Florian Piaszyk-Hensen: Metadata are often incomplete, incorrect, or simply do not exist in the source system. To enhance the quality of metadata during the migration process, much more effort is needed because metadata must be added manually or external data sources are required to complete the missing information. To protect the investment made in the ECM application and to sustain the integrity of the application’s data, it is advisable to go the extra mile and enhance the content with meaningful metadata.
migration-center provides a huge set of capabilities to enrich the data and information quality during a migration project. With individual metadata transformation and mapping capabilities, the integration of external information sources and artificial intelligence-based auto classification modules, our product enables clients to clean-up and improve the quality of metadata. This leads to faster retrieval of information and compliance improvements.
Now we have already talked about the numerous challenges of complex migration projects. Are there also positive aspects to data migration?
Florian Piaszyk-Hensen: Whether it is about implementing new business applications, replacing existing solutions, or decommissioning data, a migration project offers the opportunity to save costs, increase productivity, or simply modernize the IT infrastructure.
Many companies for example run ECM applications for decades and over these entire years, users typically create terabytes of »manually« classified documents in existing ECM systems. A migration offers the opportunity to clean, harmonize and enrich metadata, enhance security, and restructure the data according to the current business needs.
According to Gartner, 60-80 % of data in operational applications is inactive – this also applies to documents in ECM systems. Therefore, a migration project is a good occasion to reduce existing data volume by archiving inactive, not business-relevant content to an enterprise archive.
That sounds quite promising. What do companies need to pay attention to in order to benefit from the opportunities?
Florian Piaszyk-Hensen: First, a detailed analysis of the legacy application and data is essential. The project team needs to have a good understanding of the data structure and quality before being able to make sophisticated decisions for the upcoming migration project.
The second important step is to define the new classifications and mapping strategy.

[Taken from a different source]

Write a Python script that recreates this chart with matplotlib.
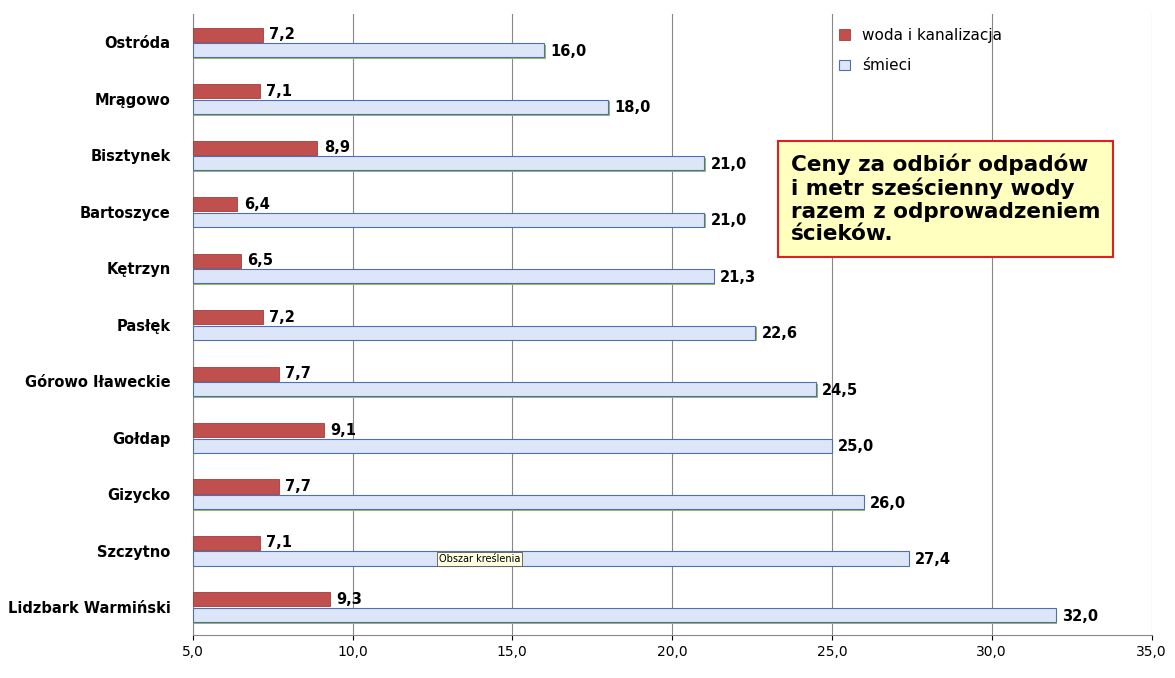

In many cases, the mapping requires more work steps to restructure the legacy data compared to a simple 1:1 mapping. If the quality of the source data is not as good as thought, a data quality enhancement is required. This can be achieved by transforming the existing data, including data from external data sources (e.g. SAP, databases, applications etc.) or using modern classification technologies (e.g. artificial intelligence classification services like AWS Comprehend).
Customers planning to migrate legacy on-prem ECM applications to the cloud should carefully analyze if all legacy data will still be relevant within the new system. Inactive data in old systems should better be transferred to an enterprise archive instead of overloading the new application.
Finally, customers should double-check right from the beginning which industry-specific rules and regulations they need to fulfill before executing a migration.
In my opinion, if customers manage to pay special attention to all those aspects in the conception and project planning, the opportunities outweigh the risks of content migrations. My additional recommendation is to use professional out-of-the-box migration products like migration-center to reduce costs, manage risks, increase productivity, and fasten the go-live of new applications. Tending to result in long-running projects or even in a project fail, custom solutions usually increase expenses and complexity of a migration project unnecessarily.